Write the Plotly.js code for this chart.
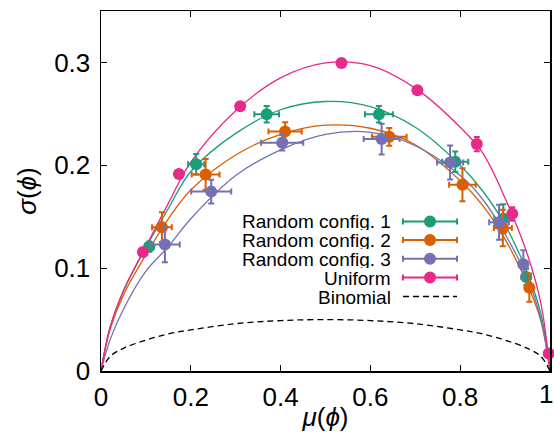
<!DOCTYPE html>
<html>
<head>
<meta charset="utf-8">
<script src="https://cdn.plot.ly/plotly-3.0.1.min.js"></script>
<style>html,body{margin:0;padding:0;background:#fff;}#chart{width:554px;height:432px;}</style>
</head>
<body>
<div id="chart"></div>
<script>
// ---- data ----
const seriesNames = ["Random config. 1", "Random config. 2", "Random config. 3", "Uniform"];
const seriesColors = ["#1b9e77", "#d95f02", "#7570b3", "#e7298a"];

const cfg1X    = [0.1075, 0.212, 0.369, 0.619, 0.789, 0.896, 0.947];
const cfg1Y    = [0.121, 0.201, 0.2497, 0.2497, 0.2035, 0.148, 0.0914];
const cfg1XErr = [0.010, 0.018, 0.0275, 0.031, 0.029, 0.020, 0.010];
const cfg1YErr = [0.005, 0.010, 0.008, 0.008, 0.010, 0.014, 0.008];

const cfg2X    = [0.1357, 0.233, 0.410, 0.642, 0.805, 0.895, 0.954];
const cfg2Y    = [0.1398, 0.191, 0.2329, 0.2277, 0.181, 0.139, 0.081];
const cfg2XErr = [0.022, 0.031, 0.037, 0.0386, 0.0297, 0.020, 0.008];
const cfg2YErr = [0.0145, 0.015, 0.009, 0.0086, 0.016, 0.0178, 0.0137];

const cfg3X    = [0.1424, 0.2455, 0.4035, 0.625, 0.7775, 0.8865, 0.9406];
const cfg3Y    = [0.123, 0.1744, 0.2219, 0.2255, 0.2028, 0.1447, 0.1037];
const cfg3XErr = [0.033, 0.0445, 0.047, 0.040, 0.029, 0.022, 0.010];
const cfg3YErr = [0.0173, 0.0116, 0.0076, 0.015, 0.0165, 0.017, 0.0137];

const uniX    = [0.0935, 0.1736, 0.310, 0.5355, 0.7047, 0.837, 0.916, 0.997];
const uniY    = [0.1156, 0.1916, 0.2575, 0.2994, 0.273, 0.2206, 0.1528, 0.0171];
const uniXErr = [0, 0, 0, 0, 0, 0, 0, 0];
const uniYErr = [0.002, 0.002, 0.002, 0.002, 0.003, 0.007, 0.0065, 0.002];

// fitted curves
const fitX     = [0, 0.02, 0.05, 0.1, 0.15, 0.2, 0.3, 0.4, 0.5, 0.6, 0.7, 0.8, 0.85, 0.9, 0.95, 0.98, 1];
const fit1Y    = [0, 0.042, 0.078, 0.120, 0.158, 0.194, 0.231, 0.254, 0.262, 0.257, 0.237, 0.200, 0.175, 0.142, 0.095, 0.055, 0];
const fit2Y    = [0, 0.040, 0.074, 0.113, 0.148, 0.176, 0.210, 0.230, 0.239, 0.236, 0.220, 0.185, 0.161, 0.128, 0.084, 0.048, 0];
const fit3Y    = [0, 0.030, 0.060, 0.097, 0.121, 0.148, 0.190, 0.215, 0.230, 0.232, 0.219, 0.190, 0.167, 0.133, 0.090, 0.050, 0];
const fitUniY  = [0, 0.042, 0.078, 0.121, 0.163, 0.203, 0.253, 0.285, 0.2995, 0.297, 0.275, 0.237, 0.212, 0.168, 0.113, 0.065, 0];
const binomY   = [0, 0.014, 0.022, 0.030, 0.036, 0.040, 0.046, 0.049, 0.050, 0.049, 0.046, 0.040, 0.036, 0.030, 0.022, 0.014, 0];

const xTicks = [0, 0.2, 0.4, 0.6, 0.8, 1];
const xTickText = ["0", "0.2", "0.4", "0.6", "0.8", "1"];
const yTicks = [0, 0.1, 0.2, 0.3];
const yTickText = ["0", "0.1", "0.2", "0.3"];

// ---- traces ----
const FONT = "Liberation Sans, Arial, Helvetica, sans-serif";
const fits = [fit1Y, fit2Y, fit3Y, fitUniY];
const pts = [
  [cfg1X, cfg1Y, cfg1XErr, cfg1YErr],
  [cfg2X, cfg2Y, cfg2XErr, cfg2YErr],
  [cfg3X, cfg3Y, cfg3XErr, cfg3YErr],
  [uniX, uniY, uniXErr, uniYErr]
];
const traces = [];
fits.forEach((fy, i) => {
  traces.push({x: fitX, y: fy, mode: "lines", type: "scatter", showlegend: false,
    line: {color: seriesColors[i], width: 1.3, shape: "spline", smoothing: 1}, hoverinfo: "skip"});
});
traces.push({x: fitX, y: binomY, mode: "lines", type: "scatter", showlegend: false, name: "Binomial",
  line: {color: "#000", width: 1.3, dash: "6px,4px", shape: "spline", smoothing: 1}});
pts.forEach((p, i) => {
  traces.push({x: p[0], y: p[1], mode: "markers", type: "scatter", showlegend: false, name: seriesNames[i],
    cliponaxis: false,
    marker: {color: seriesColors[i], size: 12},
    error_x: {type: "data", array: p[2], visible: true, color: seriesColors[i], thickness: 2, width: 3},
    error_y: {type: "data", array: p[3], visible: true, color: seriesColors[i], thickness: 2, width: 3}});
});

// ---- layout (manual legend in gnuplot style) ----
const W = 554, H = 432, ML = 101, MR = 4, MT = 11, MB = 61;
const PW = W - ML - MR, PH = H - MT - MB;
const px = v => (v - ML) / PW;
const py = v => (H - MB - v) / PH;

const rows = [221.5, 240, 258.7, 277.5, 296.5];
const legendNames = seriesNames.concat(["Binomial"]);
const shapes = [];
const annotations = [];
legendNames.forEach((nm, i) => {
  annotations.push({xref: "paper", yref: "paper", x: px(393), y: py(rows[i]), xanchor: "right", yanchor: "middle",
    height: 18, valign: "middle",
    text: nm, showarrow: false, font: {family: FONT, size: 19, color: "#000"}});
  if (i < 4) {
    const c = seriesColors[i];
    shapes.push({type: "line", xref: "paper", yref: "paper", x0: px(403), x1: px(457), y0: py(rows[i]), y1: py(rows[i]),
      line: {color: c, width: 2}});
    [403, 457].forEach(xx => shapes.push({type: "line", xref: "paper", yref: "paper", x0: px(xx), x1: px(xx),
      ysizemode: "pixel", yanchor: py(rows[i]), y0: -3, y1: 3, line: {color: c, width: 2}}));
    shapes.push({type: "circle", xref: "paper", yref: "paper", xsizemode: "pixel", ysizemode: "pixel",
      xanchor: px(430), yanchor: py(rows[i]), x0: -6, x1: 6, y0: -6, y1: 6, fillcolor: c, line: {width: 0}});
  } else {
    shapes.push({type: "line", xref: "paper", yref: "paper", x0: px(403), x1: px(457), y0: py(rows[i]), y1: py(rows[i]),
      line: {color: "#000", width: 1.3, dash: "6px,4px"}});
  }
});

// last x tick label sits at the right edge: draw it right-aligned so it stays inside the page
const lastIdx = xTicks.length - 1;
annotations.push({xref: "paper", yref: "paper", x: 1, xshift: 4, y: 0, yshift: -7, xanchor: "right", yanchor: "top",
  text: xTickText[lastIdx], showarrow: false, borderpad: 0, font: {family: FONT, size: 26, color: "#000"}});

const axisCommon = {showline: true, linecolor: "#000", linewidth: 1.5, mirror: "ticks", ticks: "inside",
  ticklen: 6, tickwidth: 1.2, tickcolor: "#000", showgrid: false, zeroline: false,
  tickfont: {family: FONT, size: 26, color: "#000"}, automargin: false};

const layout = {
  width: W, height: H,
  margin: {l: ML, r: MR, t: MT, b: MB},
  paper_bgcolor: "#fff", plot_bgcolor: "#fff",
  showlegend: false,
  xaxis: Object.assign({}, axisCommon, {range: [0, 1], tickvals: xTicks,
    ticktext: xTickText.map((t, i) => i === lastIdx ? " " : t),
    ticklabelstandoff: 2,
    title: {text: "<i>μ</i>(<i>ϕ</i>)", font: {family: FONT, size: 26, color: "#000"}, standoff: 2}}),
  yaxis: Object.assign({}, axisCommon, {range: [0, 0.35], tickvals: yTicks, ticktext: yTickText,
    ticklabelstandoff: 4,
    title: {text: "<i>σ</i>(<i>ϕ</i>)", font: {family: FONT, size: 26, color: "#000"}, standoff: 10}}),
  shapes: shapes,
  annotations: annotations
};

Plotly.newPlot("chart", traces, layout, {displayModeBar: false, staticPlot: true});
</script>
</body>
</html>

○ ○ ○ ○ ○ ○ ○

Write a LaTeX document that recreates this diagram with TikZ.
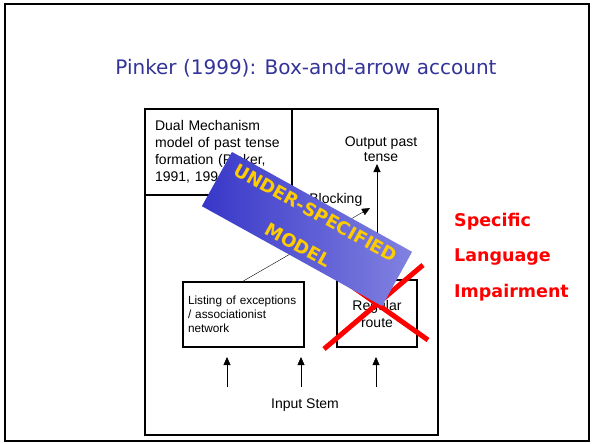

○ ○ ○ ○ ○ ○ ○

## EXERCISE:
Take the stretch from the line containing "Write the Plotly.js code for this chart." through the line containing "0.010, 0.014, 0.008];" and reproduce it exactly, both ends included. Omit the pictures.

## REPLY TO THE TASK:
Write the Plotly.js code for this chart.
<!DOCTYPE html>
<html>
<head>
<meta charset="utf-8">
<script src="https://cdn.plot.ly/plotly-3.0.1.min.js"></script>
<style>html,body{margin:0;padding:0;background:#fff;}#chart{width:554px;height:432px;}</style>
</head>
<body>
<div id="chart"></div>
<script>
// ---- data ----
const seriesNames = ["Random config. 1", "Random config. 2", "Random config. 3", "Uniform"];
const seriesColors = ["#1b9e77", "#d95f02", "#7570b3", "#e7298a"];

const cfg1X    = [0.1075, 0.212, 0.369, 0.619, 0.789, 0.896, 0.947];
const cfg1Y    = [0.121, 0.201, 0.2497, 0.2497, 0.2035, 0.148, 0.0914];
const cfg1XErr = [0.010, 0.018, 0.0275, 0.031, 0.029, 0.020, 0.010];
const cfg1YErr = [0.005, 0.010, 0.008, 0.008, 0.010, 0.014, 0.008];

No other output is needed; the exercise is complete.